The carnage in one weekend barely made news across this country. Most people would not know it if I did not come down to the Senate floor and tell this story. That is what we have come to accept in this country. This represents a dramatic drop in gun violence in New York City. So far we have had 440 shootings in New York City. That is a 23-percent reduction from last year. This has been a good year in New York City, and 440 people have been shot.
We do nothing about it. We cannot even bring ourselves to say criminals should not have guns, that gun trafficking, done out of the back of vans on the side streets of the Bronx and Brooklyn and Queens should be a crime. We cannot even do that on the floor of the Senate.

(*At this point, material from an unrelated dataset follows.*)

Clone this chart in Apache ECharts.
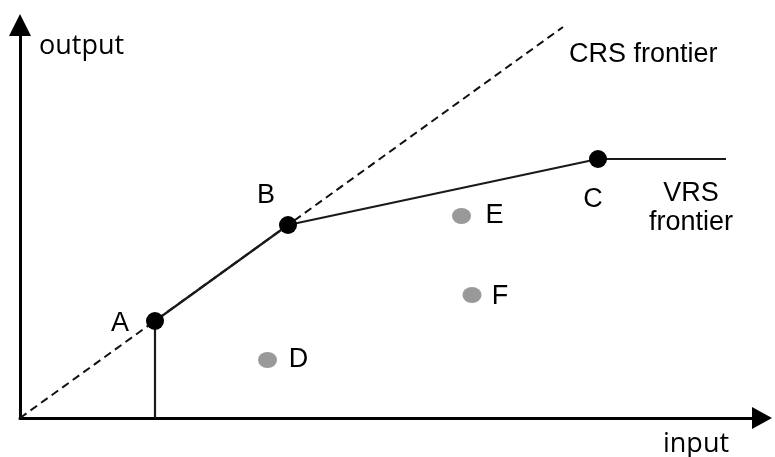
<!DOCTYPE html>
<html>
<head>
<meta charset="utf-8">
<script src="https://cdn.jsdelivr.net/npm/echarts@6/dist/echarts.min.js"></script>
<style>
  html, body { margin: 0; padding: 0; background: #fff; }
  #chart { width: 775px; height: 457px; }
</style>
</head>
<body>
<div id="chart"></div>
<script>
// Decision-making units on the frontier (input, output)
const frontierNames = ['A', 'B', 'C'];
const frontierInput = [2.70, 5.36, 11.56];
const frontierOutput = [1.94, 3.86, 5.18];

// Units inside the frontier
const innerNames = ['D', 'E', 'F'];
const innerInput = [4.95, 8.83, 9.04];
const innerOutput = [1.16, 4.04, 2.46];

// Constant-returns ray from the origin through A and B
const crsInput = [0, 10.86];
const crsOutput = [0, 7.82];

// Variable-returns frontier: vertical rise to A, then A-B-C, then flat
const vrsInput = [2.70, 2.70, 5.36, 11.56, 14.12];
const vrsOutput = [0, 1.94, 3.86, 5.18, 5.18];

const xMax = 14.84;
const yMax = 7.86;

// Label offsets (px) relative to each marker
const frontierOffsets = [[-35, 3], [-22, -29], [-5, 41]];
const innerOffsets = [[31, 0], [33, 0], [28, 2]];

const labelFont = '"Liberation Sans", Arial, sans-serif';
const axisFont = '"Open Sans", "Noto Sans", sans-serif';

const zip = (xs, ys) => xs.map((x, i) => [x, ys[i]]);

const chart = echarts.init(document.getElementById('chart'), null, { renderer: 'canvas' });

const pointLabel = {
  show: true, position: 'inside', formatter: '{b}',
  color: '#000', fontSize: 27, fontFamily: labelFont, textBorderWidth: 0
};

chart.setOption({
  animation: false,
  backgroundColor: '#ffffff',
  grid: { left: 20, right: 13, top: 25, bottom: 39, containLabel: false },
  xAxis: {
    type: 'value', min: 0, max: xMax,
    axisLine: {
      show: true, onZero: false,
      symbol: ['none', 'triangle'], symbolSize: [22, 20],
      lineStyle: { color: '#000', width: 3 }
    },
    axisTick: { show: false }, axisLabel: { show: false }, splitLine: { show: false }
  },
  yAxis: {
    type: 'value', min: 0, max: yMax,
    axisLine: {
      show: true, onZero: false,
      symbol: ['none', 'triangle'], symbolSize: [22, 22],
      lineStyle: { color: '#000', width: 3 }
    },
    axisTick: { show: false }, axisLabel: { show: false }, splitLine: { show: false }
  },
  series: [
    {
      name: 'CRS frontier', type: 'line', silent: true, showSymbol: false,
      data: zip(crsInput, crsOutput), clip: false,
      lineStyle: { color: '#111', width: 2, type: [8, 5] }, z: 2
    },
    {
      name: 'VRS frontier', type: 'line', silent: true, showSymbol: false,
      data: zip(vrsInput, vrsOutput),
      lineStyle: { color: '#1a1a1a', width: 2.2 }, z: 3
    },
    {
      name: 'frontier units', type: 'scatter', symbol: 'circle', symbolSize: 18,
      itemStyle: { color: '#000', opacity: 1 }, z: 5,
      data: frontierNames.map((n, i) => ({
        name: n, value: [frontierInput[i], frontierOutput[i]],
        label: { offset: frontierOffsets[i] }
      })),
      label: pointLabel
    },
    {
      name: 'inner units', type: 'scatter', symbol: 'circle', symbolSize: [19, 16],
      itemStyle: { color: '#999999', opacity: 1 }, z: 5,
      data: innerNames.map((n, i) => ({
        name: n, value: [innerInput[i], innerOutput[i]],
        label: { offset: innerOffsets[i] }
      })),
      label: pointLabel
    }
  ],
  graphic: [
    { type: 'text', x: 39, y: 46, style: { text: 'output', fill: '#000', font: '27px ' + axisFont, textVerticalAlign: 'middle' } },
    { type: 'text', x: 663, y: 444, style: { text: 'input', fill: '#000', font: '27px ' + axisFont, textVerticalAlign: 'middle' } },
    { type: 'text', x: 569, y: 55, style: { text: 'CRS frontier', fill: '#000', font: '27px ' + labelFont, textVerticalAlign: 'middle' } },
    { type: 'text', x: 691, y: 194, style: { text: 'VRS', fill: '#000', font: '27px ' + labelFont, textAlign: 'center', textVerticalAlign: 'middle' } },
    { type: 'text', x: 691, y: 223, style: { text: 'frontier', fill: '#000', font: '27px ' + labelFont, textAlign: 'center', textVerticalAlign: 'middle' } }
  ]
});
</script>
</body>
</html>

That weekend, maybe the most tragic shooting was one that didn't end up in a death, and that was the shooting of a little girl named Tayloni Mazyck.
Three men opened fire in a wild episode that weekend in Brooklyn. People said it sounded as though it was the 4th of July, so many gunshots were going off in this neighborhood. It was likely gang activity, but the consequence of the shooting wasn't a gang member, it was a little 11-year-old girl who was struck through her neck. The bullet lodged in her spine. Although Tayloni lived, she will never walk again.
Listen, I grieve every single morning and every single night for the 20 little girls and boys who died in Newtown, CT. If that is what has prompted us to
finally have a serious discussion here on the floor of the House and the Senate about gun violence reform, then so be it.
This is an average summer weekend in New York, with a little girl getting paralyzed and shootings throughout Saturday and Sunday night. People are getting shot in the middle of broad daylight on a Sunday afternoon. We can do something about it. We don't have the power to eliminate gun violence, we can't make bad people stop doing bad things, but we can pass commonsense laws such as background checks to check if criminals are getting guns or people with serious, dangerous mental illness. We can increase the resources of social workers and psychologists to try to reach some of these kids to try to teach them other ways of dealing with their anger than going in and reaching for a gun. We can lock up anybody who takes a bunch of guns from a gun show, throws them into a sack and sells them to criminals on the streets of New York, Bridgeport, Los Angeles, or Chicago.
We are not helpless. We have power in this place to do something about the mass shootings in Newtown, the mass shootings in Santa Monica, and the 5,033 people who have died across this country since December 14, in the 6 months since. It is not too late. We have a chance to come back to this floor after immigration, perhaps after the summer, let cooler heads prevail and allow this body to do something about the scourge of gun violence that so far this place has had no answer for. It causes the families of Newtown and the families of these victims to leave this place shaking their heads.
I yield the floor, and I suggest the absence of a quorum.